Robert P. Burns


On his book The Death of the American Trial

Cover Interview of May 31, 2009

A close-up

The second chapter of the book provides a broad historical account of the importance of the Anglo-American trial and the fierceness with which the Founding Fathers defended it.  The story begins in England, where “the English jury is as old as the English state itself.”  The early jury exercised enormous “law-finding” powers in an atmosphere where “true law” and “right reason” were thought to be largely congruent.  In the seventeenth century, the English jury proved to be the staunchest defender of English liberties against the encroachment of the King.  On the other hand, the practical reality of English criminal trials thereafter showed them often cruel, grim, and often unfair.  English civil cases were strangled by layers of hypertechnical rules and procedures. 

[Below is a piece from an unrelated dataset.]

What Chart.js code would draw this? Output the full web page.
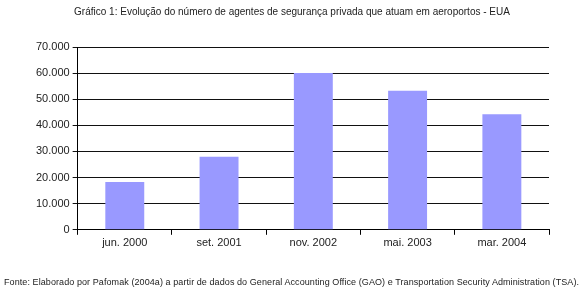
<!DOCTYPE html>
<html>
<head>
<meta charset="utf-8">
<script src="https://cdn.jsdelivr.net/npm/chart.js@4/dist/chart.umd.min.js"></script>
<style>
  html, body { margin: 0; padding: 0; background: #fff; }
  #wrap { width: 580px; height: 290px; position: relative; font-family: 'Liberation Sans', Arial, sans-serif; color: #222; }
  #titulo { position: absolute; left: 0; width: 584px; top: 6px; text-align: center; font-size: 10px; white-space: nowrap; }
  #fonte { position: absolute; left: 4px; top: 277px; font-size: 9px; letter-spacing: 0.08px; white-space: nowrap; }
  canvas { position: absolute; left: 0; top: 0; }
</style>
</head>
<body>
<div id="wrap">
  <canvas id="grafico" width="580" height="290"></canvas>
  <div id="titulo"></div>
  <div id="fonte"></div>
</div>
<script>
// Dados
const categorias = ['jun. 2000', 'set. 2001', 'nov. 2002', 'mai. 2003', 'mar. 2004'];
const agentes = [18300, 28000, 60000, 53200, 44200];
const eixoMin = 0;
const eixoMax = 70000;
const eixoPasso = 10000;

const titulo = 'Gráfico 1: Evolução do número de agentes de segurança privada que atuam em aeroportos - EUA';
const fonte = 'Fonte: Elaborado por Pafomak (2004a) a partir de dados do General Accounting Office (GAO) e Transportation Security Administration (TSA).';

document.getElementById('titulo').textContent = titulo;
document.getElementById('fonte').textContent = fonte;

const fontFamily = "'Liberation Sans', Arial, sans-serif";

// formata 70000 -> 70.000
function formatar(v) {
    return v.toLocaleString('pt-BR');
}

const ctx = document.getElementById('grafico').getContext('2d');

new Chart(ctx, {
    type: 'bar',
    data: {
        labels: categorias,
        datasets: [{
            data: agentes,
            backgroundColor: '#9999ff',
            borderWidth: 0,
            barPercentage: 0.413,
            categoryPercentage: 1
        }]
    },
    options: {
        responsive: false,
        animation: false,
        layout: {
            padding: { left: 33, right: 31, top: 47, bottom: 38 }
        },
        scales: {
            x: {
                grid: {
                    display: true,
                    drawOnChartArea: false,
                    offset: true,
                    color: '#000',
                    tickLength: 5
                },
                border: { color: '#000', width: 1 },
                ticks: {
                    color: '#222',
                    font: { family: fontFamily, size: 11 },
                    padding: 2
                }
            },
            y: {
                min: eixoMin,
                max: eixoMax,
                grid: {
                    color: '#111',
                    tickLength: 5
                },
                border: { color: '#000', width: 1 },
                ticks: {
                    stepSize: eixoPasso,
                    color: '#222',
                    font: { family: fontFamily, size: 11 },
                    padding: 3,
                    callback: function(v) { return formatar(v); }
                }
            }
        },
        plugins: {
            legend: { display: false },
            tooltip: { enabled: false },
            title: { display: false }
        }
    }
});
</script>
</body>
</html>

Reform eventually came to England.  But the American trial had been, even in colonial times, much more self-consciously democratic, less distorted by the English class system and its aristocratic bench and bar.  Americans interpreted their inherited “rights of Englishmen” according to the shared morality of ordinary citizens gathered in juries to decide criminal and civil cases.  Legal formalities were less constraining.  Right to counsel was more universally available.

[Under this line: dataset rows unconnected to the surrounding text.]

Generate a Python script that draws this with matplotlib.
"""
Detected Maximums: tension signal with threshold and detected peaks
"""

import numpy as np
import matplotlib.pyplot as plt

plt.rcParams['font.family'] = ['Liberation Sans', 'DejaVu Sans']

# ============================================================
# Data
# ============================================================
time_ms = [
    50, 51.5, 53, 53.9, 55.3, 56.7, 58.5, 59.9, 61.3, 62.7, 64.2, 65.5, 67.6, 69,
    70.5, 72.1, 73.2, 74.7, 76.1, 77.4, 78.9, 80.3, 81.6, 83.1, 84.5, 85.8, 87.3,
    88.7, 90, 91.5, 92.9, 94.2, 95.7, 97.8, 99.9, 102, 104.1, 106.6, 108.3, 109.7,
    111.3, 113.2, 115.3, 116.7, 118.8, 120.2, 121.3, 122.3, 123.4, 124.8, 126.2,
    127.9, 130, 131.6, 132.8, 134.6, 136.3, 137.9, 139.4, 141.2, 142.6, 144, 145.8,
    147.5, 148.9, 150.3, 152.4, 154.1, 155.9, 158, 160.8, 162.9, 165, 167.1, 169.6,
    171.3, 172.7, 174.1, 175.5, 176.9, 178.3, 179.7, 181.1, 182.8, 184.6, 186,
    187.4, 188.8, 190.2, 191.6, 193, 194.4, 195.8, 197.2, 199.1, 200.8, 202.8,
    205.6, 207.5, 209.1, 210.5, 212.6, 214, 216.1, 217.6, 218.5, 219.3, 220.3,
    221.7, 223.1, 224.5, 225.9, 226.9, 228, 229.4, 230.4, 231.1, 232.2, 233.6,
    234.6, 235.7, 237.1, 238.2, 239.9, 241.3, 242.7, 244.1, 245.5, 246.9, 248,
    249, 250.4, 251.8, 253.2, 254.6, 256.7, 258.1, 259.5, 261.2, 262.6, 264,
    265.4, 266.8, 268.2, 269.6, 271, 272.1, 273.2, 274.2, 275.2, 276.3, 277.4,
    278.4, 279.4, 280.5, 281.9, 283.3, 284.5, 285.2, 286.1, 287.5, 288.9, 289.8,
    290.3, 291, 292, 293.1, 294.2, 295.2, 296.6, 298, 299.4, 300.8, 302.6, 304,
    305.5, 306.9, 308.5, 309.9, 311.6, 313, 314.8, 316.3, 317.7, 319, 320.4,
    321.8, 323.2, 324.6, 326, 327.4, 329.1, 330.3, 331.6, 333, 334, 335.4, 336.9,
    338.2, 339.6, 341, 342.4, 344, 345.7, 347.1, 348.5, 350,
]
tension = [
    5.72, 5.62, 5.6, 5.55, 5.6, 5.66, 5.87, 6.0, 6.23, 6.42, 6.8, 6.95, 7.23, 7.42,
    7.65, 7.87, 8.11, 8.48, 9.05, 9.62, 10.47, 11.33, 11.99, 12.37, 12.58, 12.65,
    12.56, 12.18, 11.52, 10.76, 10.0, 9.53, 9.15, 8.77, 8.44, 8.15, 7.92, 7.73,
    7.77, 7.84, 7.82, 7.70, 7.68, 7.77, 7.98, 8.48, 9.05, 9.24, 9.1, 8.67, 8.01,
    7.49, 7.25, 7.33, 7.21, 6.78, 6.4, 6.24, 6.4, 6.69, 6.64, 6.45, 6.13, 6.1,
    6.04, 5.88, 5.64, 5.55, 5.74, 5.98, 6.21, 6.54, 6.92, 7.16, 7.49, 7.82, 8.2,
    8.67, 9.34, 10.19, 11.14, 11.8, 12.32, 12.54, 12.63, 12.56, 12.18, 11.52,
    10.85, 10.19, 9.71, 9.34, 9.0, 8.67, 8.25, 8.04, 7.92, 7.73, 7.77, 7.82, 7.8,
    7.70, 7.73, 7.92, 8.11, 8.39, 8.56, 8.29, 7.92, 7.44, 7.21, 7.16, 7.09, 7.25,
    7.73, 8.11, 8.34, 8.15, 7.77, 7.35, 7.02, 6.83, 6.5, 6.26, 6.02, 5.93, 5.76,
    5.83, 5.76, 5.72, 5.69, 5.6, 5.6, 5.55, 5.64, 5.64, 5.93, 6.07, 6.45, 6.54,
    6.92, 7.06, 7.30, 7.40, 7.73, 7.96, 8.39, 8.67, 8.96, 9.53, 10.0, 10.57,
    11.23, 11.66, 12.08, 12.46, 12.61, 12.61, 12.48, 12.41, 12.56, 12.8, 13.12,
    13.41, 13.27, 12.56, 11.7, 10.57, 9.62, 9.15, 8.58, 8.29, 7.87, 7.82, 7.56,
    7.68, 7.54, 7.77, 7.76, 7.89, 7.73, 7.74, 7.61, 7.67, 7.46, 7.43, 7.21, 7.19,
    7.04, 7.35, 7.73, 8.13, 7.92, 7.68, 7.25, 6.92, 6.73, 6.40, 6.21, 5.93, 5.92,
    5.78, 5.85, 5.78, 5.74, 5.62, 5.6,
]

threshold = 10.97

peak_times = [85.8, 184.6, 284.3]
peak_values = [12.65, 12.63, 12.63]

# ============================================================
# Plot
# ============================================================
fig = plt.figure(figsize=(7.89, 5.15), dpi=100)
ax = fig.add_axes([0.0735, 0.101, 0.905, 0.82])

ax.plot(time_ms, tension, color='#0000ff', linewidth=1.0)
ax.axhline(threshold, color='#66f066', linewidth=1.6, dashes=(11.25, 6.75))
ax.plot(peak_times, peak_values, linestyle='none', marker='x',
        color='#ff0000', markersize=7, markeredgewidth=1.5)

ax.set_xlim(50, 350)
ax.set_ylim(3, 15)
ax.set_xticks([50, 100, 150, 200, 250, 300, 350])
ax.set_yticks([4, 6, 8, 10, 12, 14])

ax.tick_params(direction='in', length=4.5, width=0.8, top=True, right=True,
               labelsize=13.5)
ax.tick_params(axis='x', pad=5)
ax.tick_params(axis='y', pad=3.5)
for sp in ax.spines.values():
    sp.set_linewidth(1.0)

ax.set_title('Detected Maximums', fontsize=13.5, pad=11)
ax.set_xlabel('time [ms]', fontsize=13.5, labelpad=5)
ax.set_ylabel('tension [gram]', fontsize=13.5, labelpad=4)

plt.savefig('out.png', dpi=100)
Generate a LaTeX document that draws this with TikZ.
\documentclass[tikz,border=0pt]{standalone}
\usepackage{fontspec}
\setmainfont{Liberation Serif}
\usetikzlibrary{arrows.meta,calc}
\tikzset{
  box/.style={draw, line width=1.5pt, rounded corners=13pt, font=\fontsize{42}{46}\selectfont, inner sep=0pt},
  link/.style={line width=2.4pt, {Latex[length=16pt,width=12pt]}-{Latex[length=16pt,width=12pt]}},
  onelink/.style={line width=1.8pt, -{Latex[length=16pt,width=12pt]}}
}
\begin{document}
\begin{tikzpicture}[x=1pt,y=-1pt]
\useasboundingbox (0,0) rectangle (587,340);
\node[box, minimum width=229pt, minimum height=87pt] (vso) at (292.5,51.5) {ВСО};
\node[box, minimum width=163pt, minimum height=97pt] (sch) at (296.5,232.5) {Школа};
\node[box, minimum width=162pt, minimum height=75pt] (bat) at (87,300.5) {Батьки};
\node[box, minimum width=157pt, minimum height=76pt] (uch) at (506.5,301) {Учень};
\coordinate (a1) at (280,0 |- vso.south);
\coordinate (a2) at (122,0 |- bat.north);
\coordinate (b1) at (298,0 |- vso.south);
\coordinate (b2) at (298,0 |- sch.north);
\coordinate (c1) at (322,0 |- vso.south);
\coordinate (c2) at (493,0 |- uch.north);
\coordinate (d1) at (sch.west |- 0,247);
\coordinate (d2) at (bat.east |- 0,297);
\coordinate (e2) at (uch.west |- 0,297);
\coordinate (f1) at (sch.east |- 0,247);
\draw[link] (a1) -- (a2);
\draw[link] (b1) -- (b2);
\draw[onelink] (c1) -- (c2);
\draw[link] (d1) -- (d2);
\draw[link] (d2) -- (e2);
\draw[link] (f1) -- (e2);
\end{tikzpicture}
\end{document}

In the political conflicts with George III, the American jury became “a symbol of the colonists’ struggle for self-government.”  After independence and the ratification of the Constitution, the jury trial became “the paradigmatic image underlying the Bill of Rights” featured in three separate Amendments (the Fifth, Sixth, and Seventh).  Jefferson pronounced famously, “Were I called upon to decide whether the people had best be omitted in the Legislature or the Judicial department, I would say it is better to leave them out of the Legislative.”

These views retained vitality well into the nineteenth century, though important social and political changes manifested themselves in important changes in the details of trial procedure.  Democratic “true law” was yielding to the “law of rules,” though never completely.  By the third decade of the twentieth century a new balance had been struck that gave us the trial as we know it, one brilliantly adapted to our contemporary needs.